Protagonista il 30enne Kafka Hibino, "pulitore" dei resti dei mostri Kaijuu invasori che ha l'ambizione non soddisfatta di risucire a entrare nelle forze di difesa che li combattono. Una serie di incontri e circorstanze però lo riporteranno in gioco.
Sapientemente confezionato dalla Production I.G. basandosi su uno dei manga più in voga della scuderia Jump, Kaijuu N°8 è un titolo che può divertire parecchio se incontra le corde dello spettatore nonché una trasposizione piuttosto fedele, al punto che ne eredita la foga da consumo che fa tirare un capitolo dopo l'altro rendendo la versione animata un'ottimo esempio da binge watching, forma in cui forse renderebbe anche di più.
Da un punto di vista personale, il segreto del buon Kafka avrebbe potuto restare tale anche più a lungo. Magari la storia avrebbe avuto uno sviluppo anche migliore e più corposo.
Siamo incredibilmente giunti alla terza stagione di questa serie tratta dal seinen manga scritto e disegnato da Afro.

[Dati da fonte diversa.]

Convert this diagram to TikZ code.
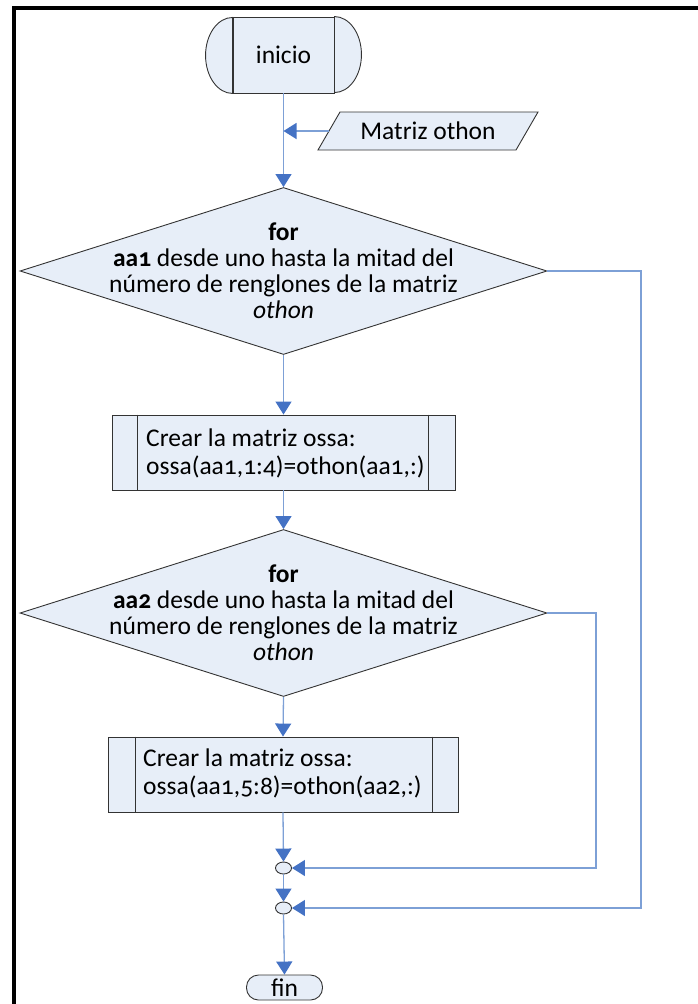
\documentclass[tikz,border=0pt]{standalone}
\usepackage{fontspec}
\setmainfont{Carlito}[Numbers=OldStyle]
\usetikzlibrary{arrows.meta,shapes.geometric}
\definecolor{fillb}{RGB}{231,238,248}
\definecolor{linkc}{RGB}{125,160,214}
\definecolor{headc}{RGB}{68,114,196}
\begin{document}
\begin{tikzpicture}[x=1pt,y=-1pt,
  shp/.style={draw=black!80, fill=fillb, line width=0.9pt},
  link/.style={draw=linkc, line width=1.3pt, -{Triangle[length=13pt,width=16pt,color=headc]}},
  txt/.style={font=\fontsize{25.5}{26}\selectfont, inner sep=0pt},
  boxtxt/.style={font=\fontsize{25.5}{28}\selectfont, inner sep=0pt},
  every node/.style={font=\fontsize{25.5}{26}\selectfont}]
\useasboundingbox (0,0) rectangle (697,1004);
\draw[line width=4pt, line join=miter] (14,1006) -- (14,8) -- (699,8);

% inicio terminal
\node[shp, minimum width=101pt, minimum height=76pt, inner sep=0pt] (inicio) at (283.5,55) {inicio};
\path[shp] (inicio.north east) arc[start angle=90, end angle=-90, x radius=27pt, y radius=38pt] -- cycle;
\path[shp] (inicio.south west) arc[start angle=270, end angle=90, x radius=27pt, y radius=38pt] -- cycle;

% input
\path[shp] (318,150) -- (340,112) -- (538,112) -- (516,150) -- cycle;
\node[txt] (inp) at (428,131) {Matriz othon};
\coordinate (inpL) at (329,131);
\coordinate (j0) at (283.5,131);

% diamond 1
\node[shp, diamond, minimum width=527pt, minimum height=167pt, inner sep=0pt] (d1) at (283.5,271) {};
\node[txt, align=center] (d1t) at (d1.center) {\textbf{for}\\\textbf{aa1} desde uno hasta la mitad del\\número de renglones de la matriz\\\textit{othon}};

% box 1
\node[shp, minimum width=343pt, minimum height=75pt, inner sep=0pt] (b1) at (283.5,452.5) {};
\draw[draw=black!80, line width=0.9pt] ([xshift=26pt]b1.north west) -- ([xshift=26pt]b1.south west);
\draw[draw=black!80, line width=0.9pt] ([xshift=-27pt]b1.north east) -- ([xshift=-27pt]b1.south east);
\node[boxtxt, align=left, anchor=west] (b1t) at (146,453) {Crear la matriz ossa:\\ossa(aa1,1:4)=othon(aa1,:)};

% diamond 2
\node[shp, diamond, minimum width=527pt, minimum height=167pt, inner sep=0pt] (d2) at (283.5,613) {};
\node[txt, align=center] (d2t) at (d2.center) {\textbf{for}\\\textbf{aa2} desde uno hasta la mitad del\\número de renglones de la matriz\\\textit{othon}};

% box 2
\node[shp, minimum width=350pt, minimum height=75pt, inner sep=0pt] (b2) at (283,774.5) {};
\draw[draw=black!80, line width=0.9pt] ([xshift=28pt]b2.north west) -- ([xshift=28pt]b2.south west);
\draw[draw=black!80, line width=0.9pt] ([xshift=-26pt]b2.north east) -- ([xshift=-26pt]b2.south east);
\node[boxtxt, align=left, anchor=west] (b2t) at (143,773) {Crear la matriz ossa:\\ossa(aa1,5:8)=othon(aa2,:)};

% connectors circles
\node[shp, ellipse, minimum width=16pt, minimum height=12pt, inner sep=0pt] (c1) at (283.5,868) {};
\node[shp, ellipse, minimum width=16pt, minimum height=12pt, inner sep=0pt] (c2) at (283.5,908) {};

% fin
\node[shp, rounded corners=12pt, minimum width=76pt, minimum height=25pt, inner sep=0pt] (fin) at (284.5,987.5) {fin};

\coordinate (r1) at (641,500);
\coordinate (r2) at (596,740);

\draw[link] (inicio.south) -- (d1.north);
\draw[link] (inpL) -- (j0);
\draw[link] (d1.south) -- (b1.north);
\draw[link] (b1.south) -- (d2.north);
\draw[link] (d2.south) -- (b2.north);
\draw[link] (b2.south) -- (c1.north);
\draw[link] (c1.south) -- (c2.north);
\draw[link] (c2.south) -- (fin.north);
\draw[link] (d1.east) -| (r1) |- (c2.east);
\draw[link] (d2.east) -| (r2) |- (c1.east);
\end{tikzpicture}
\end{document}
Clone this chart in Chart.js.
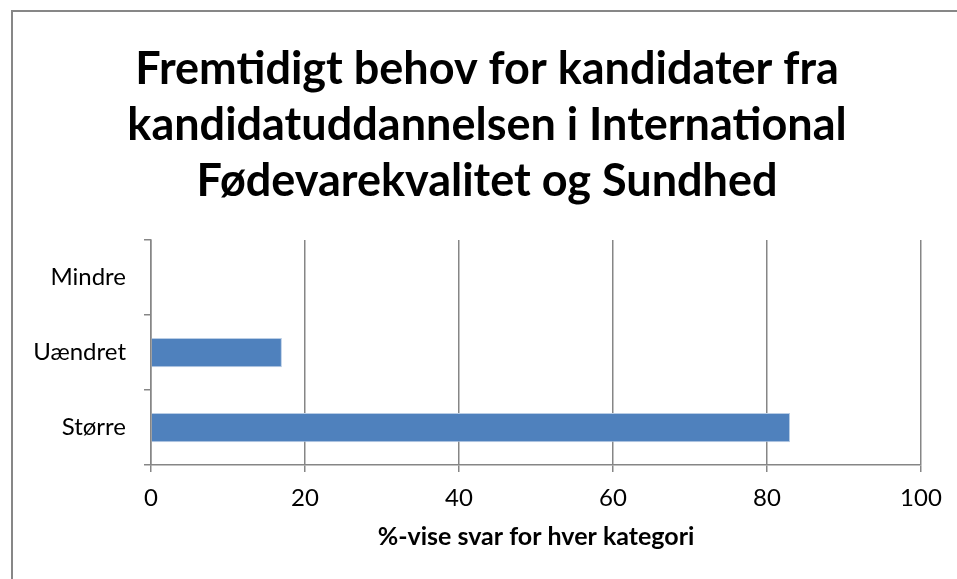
<!DOCTYPE html>
<html>
<head>
<meta charset="utf-8">
<script src="https://cdn.jsdelivr.net/npm/chart.js@4"></script>
<style>
    html, body { margin: 0; padding: 0; background: #fff; }
    #wrap { width: 957px; height: 579px; position: relative; }
</style>
</head>
<body>
<div id="wrap"><canvas id="chart"></canvas></div>
<script>
// Data.
const categories = ['Mindre', 'Uændret', 'Større'];
const percentValues = [0, 17, 83];
const chartTitle = ['Fremtidigt behov for kandidater fra', 'kandidatuddannelsen i International', 'Fødevarekvalitet og Sundhed'];
const axisTitle = '%-vise svar for hver kategori';

const FONT = 'Lato, "Open Sans", sans-serif';
const GRID = '#868686';

// Excel-like outer frame (only top and left edges are visible in the crop).
const framePlugin = {
    id: 'frame',
    beforeDraw(chart) {
        const ctx = chart.ctx;
        ctx.save();
        ctx.strokeStyle = '#878787';
        ctx.lineWidth = 2;
        ctx.strokeRect(12, 11, 2000, 2000);
        ctx.restore();
    },
    // center the title on the frame instead of the padded canvas
    afterLayout(chart) {
        const t = chart.titleBlock;
        if (t) {
            t.left = 17;
            t.right = 957;
            t.width = 940;
        }
    }
};

new Chart(document.getElementById('chart'), {
    type: 'bar',
    data: {
        labels: categories,
        datasets: [{
            data: percentValues,
            backgroundColor: '#4F81BD',
            borderColor: '#B9CDE5',
            borderWidth: 1,
            categoryPercentage: 1,
            barPercentage: 0.39
        }]
    },
    options: {
        indexAxis: 'y',
        responsive: true,
        maintainAspectRatio: false,
        animation: false,
        layout: { padding: { left: 0, right: 36, top: 0, bottom: 0 } },
        plugins: {
            legend: { display: false },
            tooltip: { enabled: false },
            title: {
                display: true,
                text: chartTitle,
                color: '#000',
                font: { family: FONT, size: 45, weight: 'bold', lineHeight: 1.24 },
                padding: { top: 42, bottom: 30.6 }
            }
        },
        scales: {
            x: {
                min: 0,
                max: 100,
                ticks: { stepSize: 20, color: '#000', padding: 12, font: { family: FONT, size: 24 } },
                grid: { color: GRID, lineWidth: 1.5, tickLength: 7 },
                border: { color: GRID, width: 1.5 },
                title: {
                    display: true,
                    text: axisTitle,
                    color: '#000',
                    font: { family: FONT, size: 25, weight: 'bold', lineHeight: 1.2 },
                    padding: { top: 0, bottom: 27 }
                },
                afterFit(scale) { scale.height = 114; }
            },
            y: {
                ticks: { color: '#000', padding: 18, font: { family: FONT, size: 24 } },
                grid: { drawOnChartArea: false, color: GRID, lineWidth: 1.5, tickLength: 7 },
                border: { color: GRID, width: 1.5 },
                afterFit(scale) { scale.width = 151; }
            }
        }
    },
    plugins: [framePlugin]
});
</script>
</body>
</html>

Il tempo passa e anche le nostre appassionate campeggiatrici si fanno più intraprendenti: Nadeshiko si avventura insieme a Rin e alla loro amica Ayano in una provante escursione nel Giappone interno, tra boschi, vallate e sfidanti ponti sospesi; Chiaki e Aoi alla prima occasione, se ne vanno per conto loro per brevi escursioni solitarie; Ena si avventura in passeggiate con il suo fedele Chikuwa e ha diversi e nuovi incontri. Non si faranno mancare la "campeggiata" finale tutte insieme con annessa mangiata al barbeque.
L'atmosfera è come sempre placida e rilassante, ma soprattutto non si può non ammirare gli affascinanti scenari tardo invernali che si fanno da sfondo alle varie escursioni che avranno pure i tipici colori spenti della stagione, ma che trasmettono anche realismo e bellezza al tempo stesso. Dei veri e propri quadri con la serie che fa da museo.
Qualche contro però lo registriamo comunque: il campeggio sembra un po' relegato a un angolino e il tutto a tratti sembra il promo di una pro-loco; Rin che in una delle sue campeggiate in solitaria, compie una certa azione per la quale molto del pubblico italiano potrebbe prendersela a male assai. Io l'ho perdonata, ma altri non so.